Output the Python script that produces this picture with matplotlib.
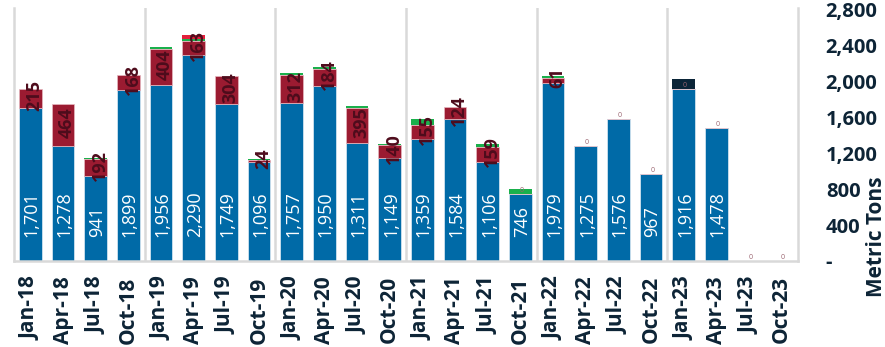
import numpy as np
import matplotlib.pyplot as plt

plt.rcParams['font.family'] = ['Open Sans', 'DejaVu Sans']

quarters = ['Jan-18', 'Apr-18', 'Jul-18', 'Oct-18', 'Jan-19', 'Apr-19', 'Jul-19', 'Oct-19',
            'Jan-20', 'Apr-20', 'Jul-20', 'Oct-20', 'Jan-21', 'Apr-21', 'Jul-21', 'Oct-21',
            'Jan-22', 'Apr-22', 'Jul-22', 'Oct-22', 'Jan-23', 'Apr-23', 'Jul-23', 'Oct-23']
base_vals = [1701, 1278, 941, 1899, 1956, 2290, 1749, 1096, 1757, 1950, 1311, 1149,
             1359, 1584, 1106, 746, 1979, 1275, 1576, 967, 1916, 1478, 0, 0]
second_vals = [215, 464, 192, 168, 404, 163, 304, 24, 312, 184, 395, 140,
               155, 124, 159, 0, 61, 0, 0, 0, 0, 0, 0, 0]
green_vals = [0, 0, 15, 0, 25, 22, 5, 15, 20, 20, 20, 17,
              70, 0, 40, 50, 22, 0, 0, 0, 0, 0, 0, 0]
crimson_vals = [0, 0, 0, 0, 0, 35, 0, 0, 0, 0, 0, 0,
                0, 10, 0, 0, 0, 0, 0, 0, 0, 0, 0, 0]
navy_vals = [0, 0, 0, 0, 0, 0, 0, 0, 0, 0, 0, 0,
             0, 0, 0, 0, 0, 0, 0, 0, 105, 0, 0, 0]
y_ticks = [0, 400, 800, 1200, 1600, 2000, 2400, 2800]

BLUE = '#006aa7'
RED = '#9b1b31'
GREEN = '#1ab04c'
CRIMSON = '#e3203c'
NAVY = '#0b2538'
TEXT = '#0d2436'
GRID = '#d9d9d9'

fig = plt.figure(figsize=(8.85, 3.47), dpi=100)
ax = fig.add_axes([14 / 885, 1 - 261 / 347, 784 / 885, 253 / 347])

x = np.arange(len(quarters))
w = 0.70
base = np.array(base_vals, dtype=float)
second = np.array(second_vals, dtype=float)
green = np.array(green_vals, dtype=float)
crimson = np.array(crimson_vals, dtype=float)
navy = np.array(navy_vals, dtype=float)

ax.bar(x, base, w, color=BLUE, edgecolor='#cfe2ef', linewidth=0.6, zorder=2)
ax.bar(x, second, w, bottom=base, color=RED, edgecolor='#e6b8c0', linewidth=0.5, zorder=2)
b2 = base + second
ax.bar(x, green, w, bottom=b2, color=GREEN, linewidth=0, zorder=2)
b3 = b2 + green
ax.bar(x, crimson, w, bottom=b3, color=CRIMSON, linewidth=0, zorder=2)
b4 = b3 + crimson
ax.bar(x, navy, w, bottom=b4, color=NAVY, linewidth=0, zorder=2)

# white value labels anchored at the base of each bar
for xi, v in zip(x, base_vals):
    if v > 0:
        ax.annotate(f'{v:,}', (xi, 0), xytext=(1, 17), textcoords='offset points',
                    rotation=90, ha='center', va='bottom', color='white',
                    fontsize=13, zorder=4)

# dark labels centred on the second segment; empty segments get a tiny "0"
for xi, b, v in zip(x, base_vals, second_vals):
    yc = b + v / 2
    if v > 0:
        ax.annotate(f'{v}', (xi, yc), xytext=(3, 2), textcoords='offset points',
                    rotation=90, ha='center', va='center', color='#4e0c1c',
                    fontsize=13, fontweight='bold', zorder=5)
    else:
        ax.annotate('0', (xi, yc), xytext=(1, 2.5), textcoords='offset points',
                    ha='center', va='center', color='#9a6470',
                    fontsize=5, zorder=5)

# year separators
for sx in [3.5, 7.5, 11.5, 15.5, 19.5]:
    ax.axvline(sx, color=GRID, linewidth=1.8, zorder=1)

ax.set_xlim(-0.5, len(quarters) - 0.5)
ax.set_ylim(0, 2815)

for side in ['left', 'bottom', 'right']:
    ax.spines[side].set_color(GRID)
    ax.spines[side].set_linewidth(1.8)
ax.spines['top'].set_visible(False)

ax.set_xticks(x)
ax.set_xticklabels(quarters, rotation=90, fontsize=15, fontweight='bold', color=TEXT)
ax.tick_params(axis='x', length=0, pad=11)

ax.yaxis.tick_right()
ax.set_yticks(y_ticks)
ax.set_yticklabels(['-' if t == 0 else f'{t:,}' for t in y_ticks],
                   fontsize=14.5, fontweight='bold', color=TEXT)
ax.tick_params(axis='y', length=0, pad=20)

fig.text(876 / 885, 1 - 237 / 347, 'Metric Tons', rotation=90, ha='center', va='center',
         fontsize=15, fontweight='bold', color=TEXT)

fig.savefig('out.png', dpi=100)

===============

[SHORT EXERCISE] Omit the pictures, then quote the rest of the material above exactly.

[SOLUTION TO THIS TASK]
Output the Python script that produces this picture with matplotlib.
import numpy as np
import matplotlib.pyplot as plt

plt.rcParams['font.family'] = ['Open Sans', 'DejaVu Sans']

quarters = ['Jan-18', 'Apr-18', 'Jul-18', 'Oct-18', 'Jan-19', 'Apr-19', 'Jul-19', 'Oct-19',
            'Jan-20', 'Apr-20', 'Jul-20', 'Oct-20', 'Jan-21', 'Apr-21', 'Jul-21', 'Oct-21',
            'Jan-22', 'Apr-22', 'Jul-22', 'Oct-22', 'Jan-23', 'Apr-23', 'Jul-23', 'Oct-23']
base_vals = [1701, 1278, 941, 1899, 1956, 2290, 1749, 1096, 1757, 1950, 1311, 1149,
             1359, 1584, 1106, 746, 1979, 1275, 1576, 967, 1916, 1478, 0, 0]
second_vals = [215, 464, 192, 168, 404, 163, 304, 24, 312, 184, 395, 140,
               155, 124, 159, 0, 61, 0, 0, 0, 0, 0, 0, 0]
green_vals = [0, 0, 15, 0, 25, 22, 5, 15, 20, 20, 20, 17,
              70, 0, 40, 50, 22, 0, 0, 0, 0, 0, 0, 0]
crimson_vals = [0, 0, 0, 0, 0, 35, 0, 0, 0, 0, 0, 0,
                0, 10, 0, 0, 0, 0, 0, 0, 0, 0, 0, 0]
navy_vals = [0, 0, 0, 0, 0, 0, 0, 0, 0, 0, 0, 0,
             0, 0, 0, 0, 0, 0, 0, 0, 105, 0, 0, 0]
y_ticks = [0, 400, 800, 1200, 1600, 2000, 2400, 2800]

BLUE = '#006aa7'
RED = '#9b1b31'
GREEN = '#1ab04c'
CRIMSON = '#e3203c'
NAVY = '#0b2538'
TEXT = '#0d2436'
GRID = '#d9d9d9'

fig = plt.figure(figsize=(8.85, 3.47), dpi=100)
ax = fig.add_axes([14 / 885, 1 - 261 / 347, 784 / 885, 253 / 347])

x = np.arange(len(quarters))
w = 0.70
base = np.array(base_vals, dtype=float)
second = np.array(second_vals, dtype=float)
green = np.array(green_vals, dtype=float)
crimson = np.array(crimson_vals, dtype=float)
navy = np.array(navy_vals, dtype=float)

ax.bar(x, base, w, color=BLUE, edgecolor='#cfe2ef', linewidth=0.6, zorder=2)
ax.bar(x, second, w, bottom=base, color=RED, edgecolor='#e6b8c0', linewidth=0.5, zorder=2)
b2 = base + second
ax.bar(x, green, w, bottom=b2, color=GREEN, linewidth=0, zorder=2)
b3 = b2 + green
ax.bar(x, crimson, w, bottom=b3, color=CRIMSON, linewidth=0, zorder=2)
b4 = b3 + crimson
ax.bar(x, navy, w, bottom=b4, color=NAVY, linewidth=0, zorder=2)

# white value labels anchored at the base of each bar
for xi, v in zip(x, base_vals):
    if v > 0:
        ax.annotate(f'{v:,}', (xi, 0), xytext=(1, 17), textcoords='offset points',
                    rotation=90, ha='center', va='bottom', color='white',
                    fontsize=13, zorder=4)

# dark labels centred on the second segment; empty segments get a tiny "0"
for xi, b, v in zip(x, base_vals, second_vals):
    yc = b + v / 2
    if v > 0:
        ax.annotate(f'{v}', (xi, yc), xytext=(3, 2), textcoords='offset points',
                    rotation=90, ha='center', va='center', color='#4e0c1c',
                    fontsize=13, fontweight='bold', zorder=5)
    else:
        ax.annotate('0', (xi, yc), xytext=(1, 2.5), textcoords='offset points',
                    ha='center', va='center', color='#9a6470',
                    fontsize=5, zorder=5)

# year separators
for sx in [3.5, 7.5, 11.5, 15.5, 19.5]:
    ax.axvline(sx, color=GRID, linewidth=1.8, zorder=1)

ax.set_xlim(-0.5, len(quarters) - 0.5)
ax.set_ylim(0, 2815)

for side in ['left', 'bottom', 'right']:
    ax.spines[side].set_color(GRID)
    ax.spines[side].set_linewidth(1.8)
ax.spines['top'].set_visible(False)

ax.set_xticks(x)
ax.set_xticklabels(quarters, rotation=90, fontsize=15, fontweight='bold', color=TEXT)
ax.tick_params(axis='x', length=0, pad=11)

ax.yaxis.tick_right()
ax.set_yticks(y_ticks)
ax.set_yticklabels(['-' if t == 0 else f'{t:,}' for t in y_ticks],
                   fontsize=14.5, fontweight='bold', color=TEXT)
ax.tick_params(axis='y', length=0, pad=20)

fig.text(876 / 885, 1 - 237 / 347, 'Metric Tons', rotation=90, ha='center', va='center',
         fontsize=15, fontweight='bold', color=TEXT)

fig.savefig('out.png', dpi=100)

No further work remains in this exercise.